Bertone Is Putting This Forgotten 55-Year-Old Concept Car Into Production
Usually, if a concept car is destined for production, there’ll be no more than a two or three-year gap between a car that spins slowly on a motor show stand and one that people can go buy. 55 years, on the other hand? That’s a bit more unusual, but that’s the amount of time that’s passed between design house Bertone debuting the Runabout concept and announcing a limited production run.
Styled by the late Marcello Gandini, the original runabout was a wedgy, barchetta-style sports car based on the mechanicals of the little Autobianchi A112 hatchback, but with the powertrain juggled around to make it mid-engined and rear-wheel drive. It remained a one-off prototype, but its styling was developed into the pretty little Fiat X1/9 sports car.
Now, though, a modernised version of the Runabout is heading for a limited production run, announced 55 years to the day after the car first debuted at the 1969 Turin Auto Show. The production version will feature a few tweaks to make it road-ready, notably ditching the strange roll-bar-mounted spotlights. In their place, though, are… pop-ups! On a new car! In 2024!

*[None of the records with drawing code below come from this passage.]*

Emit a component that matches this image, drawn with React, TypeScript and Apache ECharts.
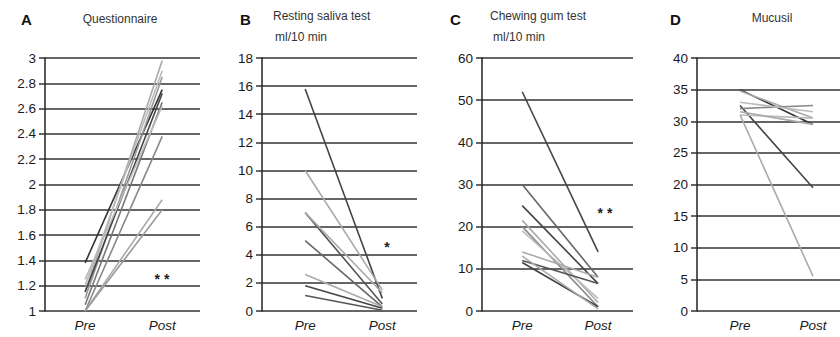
import React, { useEffect, useRef } from "react";
import * as echarts from "echarts";

const xLabels = ["Pre", "Post"];

// Panel A: Questionnaire
const preA = [1.38, 1.15, 1.2, 1.1, 1.15, 1.05, 1.0, 1.0, 1.0, 1.25];
const postA = [2.75, 2.98, 2.9, 2.85, 2.72, 2.65, 2.38, 1.88, 1.8, 2.62];
const colorsA = ["#333", "#aaa", "#bbb", "#999", "#444", "#777", "#888", "#aaa", "#999", "#bbb"];

// Panel B: Resting saliva test ml/10 min
const preB = [15.8, 10, 7, 7, 5, 2.6, 1.8, 1.1];
const postB = [0.9, 1.5, 0.5, 1.3, 0.3, 0.3, 0.2, 0.05];
const colorsB = ["#444", "#aaa", "#555", "#aaa", "#666", "#aaa", "#444", "#555"];

// Panel C: Chewing gum test ml/10 min
const preC = [52, 30, 25, 21.5, 20, 19, 14, 12, 11.5, 13];
const postC = [14, 8, 6.5, 2, 1, 3, 8, 6.5, 1, 0.5];
const colorsC = ["#444", "#666", "#444", "#aaa", "#888", "#bbb", "#aaa", "#555", "#444", "#aaa"];

// Panel D: Mucusil
const preD = [35, 34.8, 32.5, 32, 31, 31.5, 31, 33];
const postD = [29.5, 30.5, 19.5, 32.5, 30.5, 29.5, 5.5, 31.5];
const colorsD = ["#333", "#aaa", "#444", "#888", "#bbb", "#aaa", "#aaa", "#bbb"];

const yTicksA = { min: 1, max: 3, interval: 0.2 };
const yTicksB = { min: 0, max: 18, interval: 2 };
const yTicksC = { min: 0, max: 60, interval: 10 };
const yTicksD = { min: 0, max: 40, interval: 5 };

const panels = [
  { pre: preA, post: postA, colors: colorsA, y: yTicksA, left: 45, width: 155, xmin: -0.52, xmax: 1.49 },
  { pre: preB, post: postB, colors: colorsB, y: yTicksB, left: 262, width: 155, xmin: -0.56, xmax: 1.45 },
  { pre: preC, post: postC, colors: colorsC, y: yTicksC, left: 482, width: 151, xmin: -0.53, xmax: 1.46 },
  { pre: preD, post: postD, colors: colorsD, y: yTicksD, left: 697, width: 143, xmin: -0.59, xmax: 1.37 },
];

const FONT = "Liberation Sans, Arial, sans-serif";

export default function App() {
  const ref = useRef<HTMLDivElement>(null);
  useEffect(() => {
    document.body.style.margin = "0";
    if (!ref.current) return;
    const chart = echarts.init(ref.current, null, { renderer: "svg" });
    const grids: any[] = [];
    const xAxes: any[] = [];
    const yAxes: any[] = [];
    const series: any[] = [];
    panels.forEach((p, gi) => {
      grids.push({ left: p.left, width: p.width, top: 58, height: 253 });
      xAxes.push({
        type: "value",
        gridIndex: gi,
        min: p.xmin,
        max: p.xmax,
        axisLine: { show: false, onZero: false },
        axisTick: { show: false },
        splitLine: { show: false },
        axisLabel: {
          customValues: [0, 1],
          formatter: (v: number) => xLabels[Math.round(v)],
          fontSize: 13.5,
          fontStyle: "italic",
          color: "#1a1a1a",
          fontFamily: FONT,
          margin: 7,
        },
      });
      yAxes.push({
        type: "value",
        gridIndex: gi,
        min: p.y.min,
        max: p.y.max,
        interval: p.y.interval,
        position: "left",
        axisLine: { show: true, onZero: false, lineStyle: { color: "#222", width: 1.5 } },
        axisTick: { show: true, length: 6, lineStyle: { color: "#333", width: 1.5 } },
        splitLine: { show: true, lineStyle: { color: "#333", width: 1.5 } },
        axisLabel: {
          fontSize: 13.5,
          color: "#1a1a1a",
          fontFamily: FONT,
          margin: 9,
          formatter: (v: number) => String(Math.round(v * 10) / 10),
        },
      });
      p.pre.forEach((v, i) => {
        series.push({
          type: "line",
          xAxisIndex: gi,
          yAxisIndex: gi,
          data: [
            [0, v],
            [1, p.post[i]],
          ],
          symbol: "none",
          lineStyle: { color: p.colors[i], width: 1.6 },
          z: 3,
        });
      });
    });

    const txt = (x: number, y: number, text: string, style: any = {}) => ({
      type: "text",
      x,
      y,
      style: {
        text,
        fontFamily: FONT,
        fontSize: 12,
        fill: "#333",
        textVerticalAlign: "middle",
        ...style,
      },
    });

    chart.setOption({
      animation: false,
      backgroundColor: "#fff",
      grid: grids,
      xAxis: xAxes,
      yAxis: yAxes,
      series,
      graphic: [
        txt(21, 19, "A", { fontSize: 15, fontWeight: "bold", fill: "#111" }),
        txt(120, 19, "Questionnaire", { textAlign: "center" }),
        txt(240, 19, "B", { fontSize: 15, fontWeight: "bold", fill: "#111" }),
        txt(273, 16, "Resting saliva test"),
        txt(275, 37, "ml/10 min"),
        txt(450, 19, "C", { fontSize: 15, fontWeight: "bold", fill: "#111" }),
        txt(490, 16, "Chewing gum test"),
        txt(493, 37, "ml/10 min"),
        txt(670, 19, "D", { fontSize: 15, fontWeight: "bold", fill: "#111" }),
        txt(772, 18, "Mucusil", { textAlign: "center" }),
        txt(162, 279, "* *", { textAlign: "center", fontSize: 14, fontWeight: "bold", fill: "#222" }),
        txt(387, 247, "*", { textAlign: "center", fontSize: 14, fontWeight: "bold", fill: "#222" }),
        txt(605, 213, "* *", { textAlign: "center", fontSize: 14, fontWeight: "bold", fill: "#222" }),
      ],
    });
    return () => chart.dispose();
  }, []);
  return <div ref={ref} style={{ width: 840, height: 337 }} />;
}
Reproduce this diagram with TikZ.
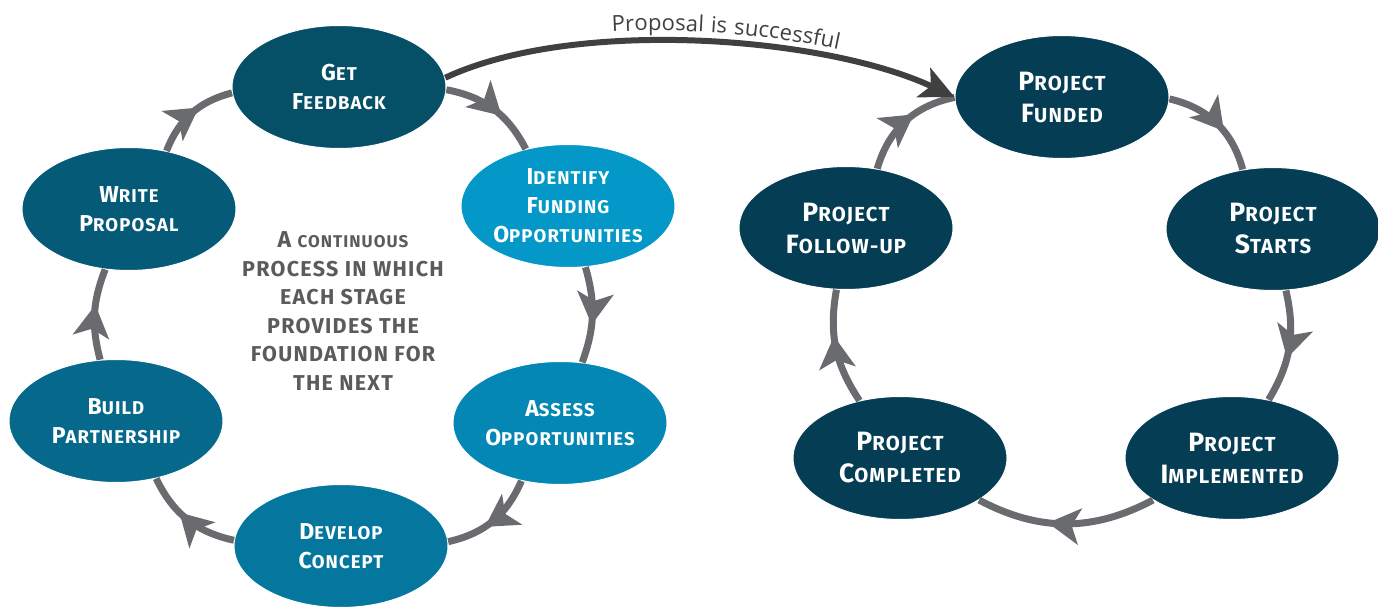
\documentclass[tikz,border=0pt]{standalone}
\usepackage{fontspec}
\usepackage{tikz}
\usetikzlibrary{shapes.geometric,arrows.meta,decorations.markings,decorations.text}
\usepackage{xcolor}

\newfontfamily\stagefont{Fira Sans}[LetterSpace=6]
\newfontfamily\notefont{Open Sans}[LetterSpace=5]

\definecolor{feedback}{HTML}{054F67}
\definecolor{proposal}{HTML}{055A78}
\definecolor{partner}{HTML}{06688A}
\definecolor{concept}{HTML}{05779E}
\definecolor{assess}{HTML}{0487B4}
\definecolor{identify}{HTML}{0398C7}
\definecolor{projblue}{HTML}{043D54}
\definecolor{arcgray}{HTML}{6A6B6E}
\definecolor{notegray}{HTML}{5A5B5D}
\definecolor{darkarrow}{HTML}{404040}

\newcommand\Cap[1]{{\fontsize{23}{28}\selectfont #1}}
\newcommand\Pcap[1]{{\fontsize{26.5}{32}\selectfont #1}}

\tikzset{
  stage/.style={ellipse, minimum width=214pt, minimum height=123pt, inner sep=0pt,
    draw=white, line width=1pt, text=white, align=center,
    font=\stagefont\bfseries\fontsize{18.5}{29}\selectfont},
  project/.style={stage, fill=projblue,
    font=\stagefont\bfseries\fontsize{20.3}{32}\selectfont},
  note/.style={text=notegray, align=center,
    font=\stagefont\bfseries\fontsize{21.5}{28.6}\selectfont},
  cycle arrow/.style={arcgray, line width=7pt, postaction={decorate},
    decoration={markings, mark=at position 0.6 with {\arrow{Stealth[length=32pt,width=36pt,inset=8pt]}}}},
  success arrow/.style={darkarrow, line width=6pt, -{Stealth[length=34pt,width=32pt,inset=8pt]}}
}

\begin{document}
\begin{tikzpicture}[x=1pt,y=1pt]
      \useasboundingbox (0,0) rectangle (1378,606);

      \node[stage,fill=feedback] (get feedback) at (339,519) {\Cap{G}ET\\\Cap{F}EEDBACK};
      \node[stage,fill=proposal] (write proposal) at (129,397) {\Cap{W}RITE\\\Cap{P}ROPOSAL};
      \node[stage,fill=identify] (identify funding) at (568,400) {\Cap{I}DENTIFY\\\Cap{F}UNDING\\\Cap{O}PPORTUNITIES};
      \node[stage,fill=partner] (build partnership) at (116,185) {\Cap{B}UILD\\\Cap{P}ARTNERSHIP};
      \node[stage,fill=assess] (assess opportunities) at (560,183) {\Cap{A}SSESS\\\Cap{O}PPORTUNITIES};
      \node[stage,fill=concept] (develop concept) at (341,60) {\Cap{D}EVELOP\\\Cap{C}ONCEPT};

      \node[note] (continuous process) at (343,295) {\Cap{A} {\fontsize{17}{20}\selectfont CONTINUOUS}\\PROCESS IN WHICH\\EACH STAGE\\PROVIDES THE\\FOUNDATION FOR\\THE NEXT};

      \node[project] (project funded) at (1062,509) {\Pcap{P}ROJECT\\\Pcap{F}UNDED};
      \node[project] (project starts) at (1273,377) {\Pcap{P}ROJECT\\\Pcap{S}TARTS};
      \node[project] (project implemented) at (1232,148) {\Pcap{P}ROJECT\\\Pcap{I}MPLEMENTED};
      \node[project] (project completed) at (900,148) {\Pcap{P}ROJECT\\\Pcap{C}OMPLETED};
      \node[project] (project follow-up) at (846,378) {\Pcap{P}ROJECT\\\Pcap{F}OLLOW-UP};

      \draw[cycle arrow] (write proposal) to[bend left=27] (get feedback);
      \draw[cycle arrow] (get feedback) to[bend left=26] (identify funding);
      \draw[cycle arrow] (identify funding) to[bend left=18] (assess opportunities);
      \draw[cycle arrow] (assess opportunities) to[bend left=27] (develop concept);
      \draw[cycle arrow] (develop concept) to[bend left=26] (build partnership);
      \draw[cycle arrow] (build partnership) to[bend left=18] (write proposal);

      \draw[cycle arrow] (project funded) to[bend left=31] (project starts);
      \draw[cycle arrow] (project starts) to[bend left=22] (project implemented);
      \draw[cycle arrow] (project implemented) to[bend left=28] (project completed);
      \draw[cycle arrow] (project completed) to[bend left=22] (project follow-up);
      \draw[cycle arrow] (project follow-up) to[bend left=31] (project funded);

      \draw[success arrow, postaction={decorate, decoration={text along path, raise=10pt,
          text align={left indent=172pt},
          text={|\notefont\fontsize{22}{26}\selectfont\color{darkarrow}|Proposal is successful}}}]
        (get feedback.5) to[out=25,in=155,looseness=0.72] (project funded.west);
    \end{tikzpicture}
\end{document}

There’s also now a thin LED strip running across the car’s nose, and the design at the rear has been tidied up somewhat. In a concession to practicality, the production Runabout will have doors – accessing the concept involved climbing over the side like it was an open-wheel racer – and in addition to the roofless, chopped-windscreen Barchetta, there’ll be a more weatherproof Targa version.
The biggest change, though, comes underneath. Where the original Runabout had a meagre 1.1-litre, 55bhp four-pot engine, the production version will come with a 489bhp V6. Bertone doesn’t say where it’s from or give any other powertrain or performance details, but it should allow the Runabout to properly keep pace with modern sports cars.
The design house is set to produce a very limited number, with pricing starting at €350,000 (around £291,000), before VAT. It’s set to be the first in a series of limited production cars inspired by the firm’s great past concepts, so answers on a postcard as to what you want to see next. We’ll take a production version of one of the wild Alfa Romeo BAT concepts, please and thank you.